Neuroscience tells us that humans have mirror neurons, the capacity to engender in another person a strong feeling we ourselves are having. When I say “I believe in you,” I’m not a statistician reciting data; I am working in a far deeper vein of human connectedness. My belief in students, my love for them, becomes part of the very wiring of their existence.
There is a spiritual aspect to teaching if you believe you have the ability to help all students experience their innate, best inner selves. As Deepak Chopra (2011) says,
Everyone has a purpose in life … a unique gift or special talent to give to others. And when we blend this unique talent with service to others, we experience the ecstasy and exultation of our own spirit, which is the ultimate goal of all goals.
Chopra’s language is miles away from the imperative to identify students’ worth by measuring incremental growth on objective criteria.
Making It Happen
Let’s consider some practices that help teachers express unconditional positive regard, that recognize the range of human qualities to value in students, and that don’t encourage meaningless repetitions of “good job.”
• In your own words, say to every student every day—and frequently to the whole class—”You are capable of learning everything in the lessons. I’ll help you succeed as you try. You are all worthwhile people.”

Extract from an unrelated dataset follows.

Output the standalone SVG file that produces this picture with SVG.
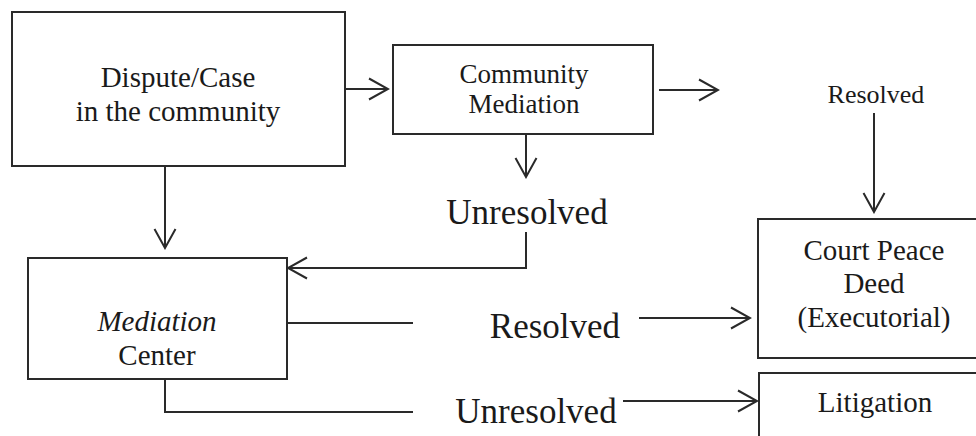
<svg xmlns="http://www.w3.org/2000/svg" width="976" height="436" viewBox="0 0 976 436">
<defs>
<style>
.box{fill:#fff;stroke:#2a2a2a;stroke-width:2}
.ln{fill:none;stroke:#2a2a2a;stroke-width:2}
text{font-family:'Liberation Serif','Times New Roman','DejaVu Serif',serif;fill:#1a1a1a;text-anchor:middle}
</style>
<marker id="ah" viewBox="0 0 22 24" refX="20" refY="12" markerWidth="22" markerHeight="24" markerUnits="userSpaceOnUse" orient="auto">
<path d="M1 1.5 L20 12 L1 22.5" fill="none" stroke="#2a2a2a" stroke-width="2"/>
</marker>
</defs>
<rect width="976" height="436" fill="#fff"/>
<g id="dispute">
<rect class="box" x="12" y="12" width="333" height="154"/>
<text x="178" y="87" font-size="29">Dispute/Case</text>
<text x="178" y="121" font-size="29">in the community</text>
</g>
<g id="community-mediation">
<rect class="box" x="393" y="45" width="260" height="89"/>
<text x="524" y="83" font-size="27">Community</text>
<text x="524" y="113" font-size="27">Mediation</text>
</g>
<g id="mediation-center">
<rect class="box" x="28" y="258" width="259" height="121"/>
<text x="157" y="331" font-size="29" font-style="italic">Mediation</text>
<text x="157" y="365" font-size="29">Center</text>
</g>
<g id="court-peace-deed">
<rect class="box" x="758" y="219" width="240" height="139"/>
<text x="874" y="260" font-size="29">Court Peace</text>
<text x="874" y="293" font-size="29">Deed</text>
<text x="874" y="327" font-size="29">(Executorial)</text>
</g>
<g id="litigation">
<rect class="box" x="759" y="373" width="240" height="80"/>
<text x="875" y="412" font-size="29">Litigation</text>
</g>
<g id="labels">
<text x="876" y="103" font-size="26">Resolved</text>
<text x="527" y="224" font-size="35">Unresolved</text>
<text x="555" y="338" font-size="35">Resolved</text>
<text x="536" y="423" font-size="35">Unresolved</text>
</g>
<g id="connectors">
<path class="ln" d="M345 89 H388" marker-end="url(#ah)"/>
<path class="ln" d="M659 90 H718" marker-end="url(#ah)"/>
<path class="ln" d="M874 113 V212" marker-end="url(#ah)"/>
<path class="ln" d="M526 134 V177" marker-end="url(#ah)"/>
<path class="ln" d="M526 232 V268 H288" marker-end="url(#ah)"/>
<path class="ln" d="M165 166 V248" marker-end="url(#ah)"/>
<path class="ln" d="M287 323 H413"/>
<path class="ln" d="M639 318 H750" marker-end="url(#ah)"/>
<path class="ln" d="M165 379 V412 H413"/>
<path class="ln" d="M623 401 H757" marker-end="url(#ah)"/>
</g>
</svg>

• Make the effort to enjoy every student. Say hello to every one of the first thing every day, with a look in the eye and maybe a handshake or fist bump. Let each of them know that by crossing the threshold of your classroom, in your eyes they are worthy of being part of the class. For students who are wary of adults and push away connections, consistently throw in a quick observation of their uniqueness: “Love that hat” or “Your essay got me thinking.”
• End classes with one minute of students acknowledging one another positively. Model and participate: “I saw Darnell make Seth smile”; “I’m going to be thinking all day about Siobhan’s theory about the election.”
• Let students know you notice and are affected by their special characteristics: “Marie, I was watching you totally focused on your essay. That made my day. I have this image of you hard at work that will make me smile for a long time.” “Chen, when I see how often you help other students, I realize again what caring people do in this world. Thanks.” There will be occasional students who don’t believe you are sincere. For them, your sincerity must be stronger and deeper than their doubt—and must emerge moment after moment, day after day, to overcome their doubt. Building trust and relationships isn’t a one-time event, but a foundation of best practice.
• Praise students even as you give them critical feedback or a consequence: “Jo, you’re going to have to stay after today and clean up that mess you made. I appreciate right now that you’re listening to me calmly and letting me finish my sentence.”
• Give choices and options for lessons and assessments. Highlight for students your discoveries about their unique passions: “Sasha, I’m not surprised you wanted to do the painting option. You get great joy in doing art. I love to watch you having so much fun.”
• Find opportunities (quick e-mails home, comments on report cards, parent-night conversations) to provide a student and his or her parents with information about that student’s unique ways of being. This is for high school teachers, too! The focus on standardized tests doesn’t prevent teachers from sharing other forms of acknowledgment and affirmation.
Offering unconditional positive regard to students may become your favorite daily activity. And the power you have as a role model for others at school—whether you’re the principal or one teacher among many—will ripple out to every corner of the building, leading to a culture that appreciates everyone.”